KLBB finally transitioned to its long-promised Spanish-language format on November 4, 2005, leaving the adult standards/big band format on sister station KLBP and bringing to an end the long-time Club 14 simulcast. The KMNV call letters were introduced to AM 1400 on December 16, 2005, just months after its switch to Regional Mexican, while the KLBB call letters moved to sister station AM 1470. The station also airs Spanish language broadcasts of the Minnesota Twins baseball team.

Davidson Media sold KMNV and sister station KMNQ to Santamaria Broadcasting, Inc. effective May 5, 2016, at a purchase price of $1.2 million. KMNV and KMNQ added an FM translator on 95.7 FM in early 2017. It broadcasts from the KMNV tower. For a while, the station split its programming from KMNQ. KMNQ went on to broadcast a variety format with no imaging, before going off air for nearly a year.
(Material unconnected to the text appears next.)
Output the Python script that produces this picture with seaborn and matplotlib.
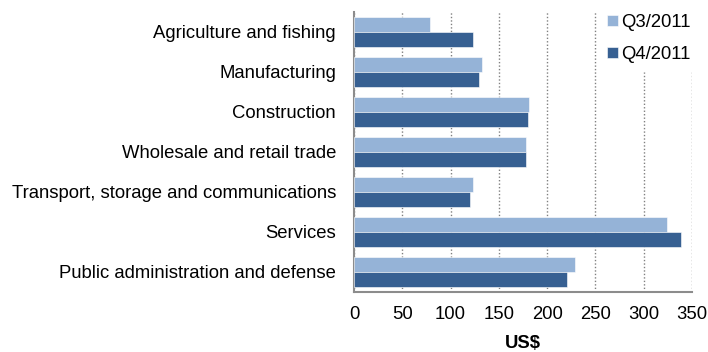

KMNQ returned to simulcasting KMNV when it returned to air.

===Whereabouts of former callsigns===
Following 1470's switch to gospel music, the KLBB call letters and much of its programming were picked up by Stillwater-based WMGT (1220 AM) on July 25, 2006.

The former WMIN call sign was located for many years at 1030 AM, then at 740 AM in the Twin Cities until the call sign was picked up by AM 1010 in Sauk Rapids, Minnesota. KEEY-FM continues with those call letters at 102.1 FM, with a country format.

===George Floyd protests===
In 2020, during protests over the murder of George Floyd, the station was knocked off the air on May 27 due to area power outages. During the overnight hours of May 28 to 29, the building it shared with the El Nuevo Rodeo restaurant and other business in a former Odd Fellows Hall at 27th Avenue South and East Lake Street in Minneapolis, was burned down in an arson related to rioting in the area. A week later, it returned to the air with the assistance of KFAI, utilizing its studio facilities.